The debt limit. The battle will drag into next fall and could be exceedingly ugly. Democrats could try to avoid the crisis by raising the borrowing cap in the next six weeks while they still control both houses of Congress.

IRS funding. Already some Republicans are threatening to shut down the government over IRS funding, but with Democrats in control of the Senate, there is little chance the money will be slashed.

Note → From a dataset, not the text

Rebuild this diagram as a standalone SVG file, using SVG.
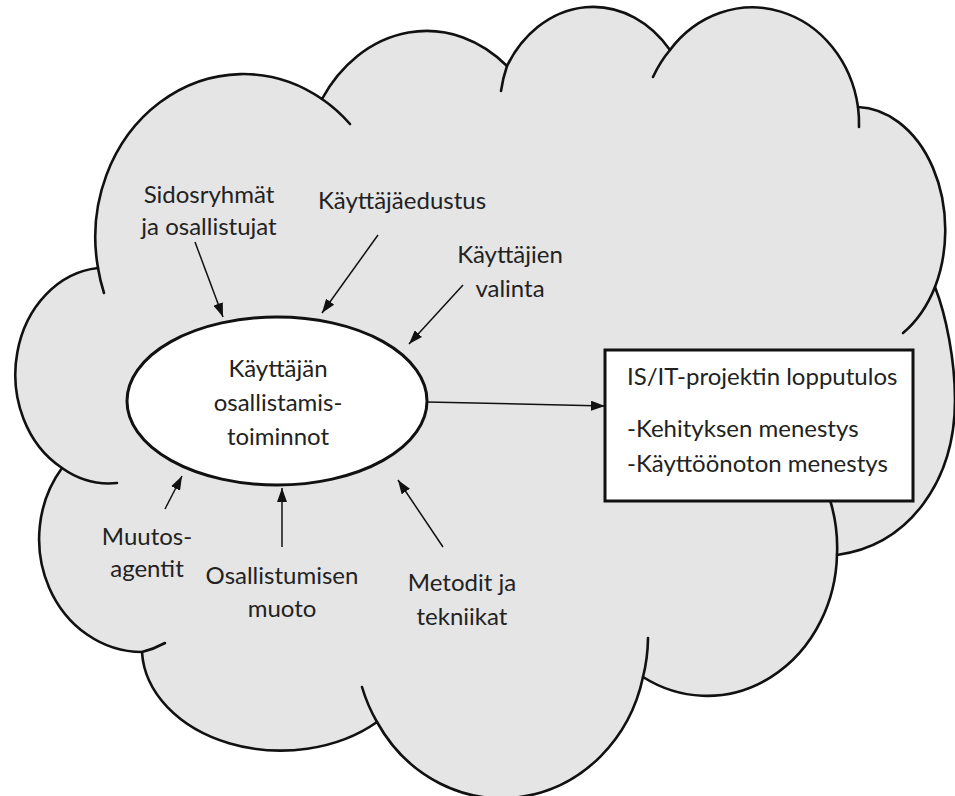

The Senate will consider Biden’s nomination of Danny Werfel to head the agency and Republicans may try to extract some concessions on how the funding is spent.

The Inflation Reduction Act (IRA) Democratic control of the Senate ends Republican dreams of rolling back the two major corporate tax hikes in the bill passed last summer—a minimum tax on book income and a 1 percent tax on stock buybacks.

Extending the TCJA. Even if the House passes a bill to extend the individual income tax provisions of the 2017 tax cut, which are due to expire at the end of 2025, the measure will die in the Senate.

Individual income tax cuts. This could be a sleeper. If the economy slumps, Congress could enact some temporary tax cuts. But lawmakers of both parties will have to decide whether they want a political message or a compromise bill that becomes law.

Retirement savings. There is broad bipartisan support in the current Congress to increase tax subsidies for retirement savings. Lawmakers could agree to a consensus measure in a lame duck session. If not, it could come up again next year.

Cats and dogs. There are a number of expiring or expired business tax provisions Congress may address either in a post-election session this year or next year. They include restoring the ability of firms to write off research costs the year they are incurred, a provision the GOP repealed in the TCJA.

The Child Tax Credit. The #1 priority for progressives is to restore several elements of the expanded CTC Congress enacted temporarily in 2021. Some Democrats may try to squeeze some changes into December’s must-pass budget bill. But it is a long shot. Sen. Mitt Romney (R-UT) proposed his own benefit package for families with children. But it has generated almost no GOP support. If Democrats can’t act in the lame duck, it is hard to see the issue going anywhere in 2023.

The best bet: Expect nasty partisan wrangling over the debt limit and a possible government shutdown as well as deep ideological divisions among the Republicans. The result will be little or no major tax legislation in 2023. But some narrow bills could pass, as both parties start to jockey over their tax agendas for the 2024 campaign.